For unknown-tag-bypasses we note that there is a mandatory system call ioctl(..., BINDER_WRITE_READ, …) between different IPC messages. This implies that an exploit would need to complete within the execution of the triggering IPC message in addition to meeting the soft time constraint.

As there are a large number of different Binder IPC services hosted in different processes, a known-tag-bypass technique is less likely to be reusable between different vulnerabilities. The exploitation of unknown-tag-bypasses is unlikely to be reusable, and will require specific per-vulnerability development.

An additional note - at present, .data section pointers are not tagged, so the zygote architecture means that pointer-forging between some contexts would be easy for an attacker, which could be a useful technique for exploiting some vulnerabilities leading to second-order memory corruption (eg. type confusion allowing an attacker to treat data as a pointer).

Android: Remote -> Messaging App

It is unlikely that Spectre-type speculative side-channels can be used to break tag confidentiality, so known-tag-bypasses are highly unlikely, unless the application allows alternative side channels (or eg. repeated exploitation attempts until the tag is correct).
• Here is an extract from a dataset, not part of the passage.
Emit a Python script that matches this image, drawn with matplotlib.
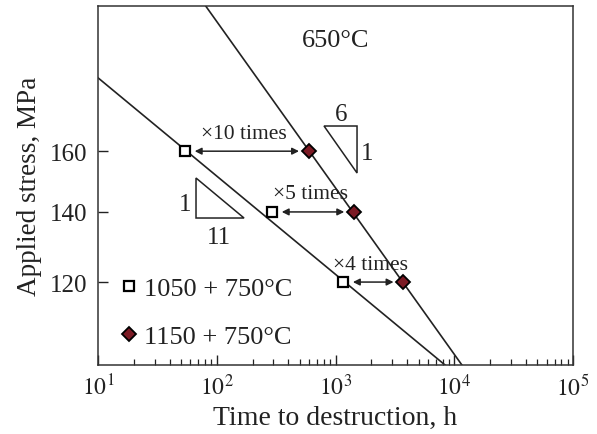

For unknown-tag-bypasses, attackers will need a very good one-shot bug, likely in complex file-format parsing. An exploit would still need to meet the soft time constraint.

It's likely that exploitation techniques here will be bespoke and both per-application and per-vulnerability, even if there is significant shared code between different messaging applications.

Part 3 continues this series with a more detailed discussion of the specifics of applying MTE to the kernel, which has some additional nuance (and may still contain some information of interest even if you're only interested in user-space applications).

[1] A hard mitigation that does not provide deterministic protection, but which can be universally bypassed by the attacker "winning" a probabilistic condition, in the case of MTE (with 4 tag bits available, likely with one value reserved) this would probably imply a 1/15 chance of success.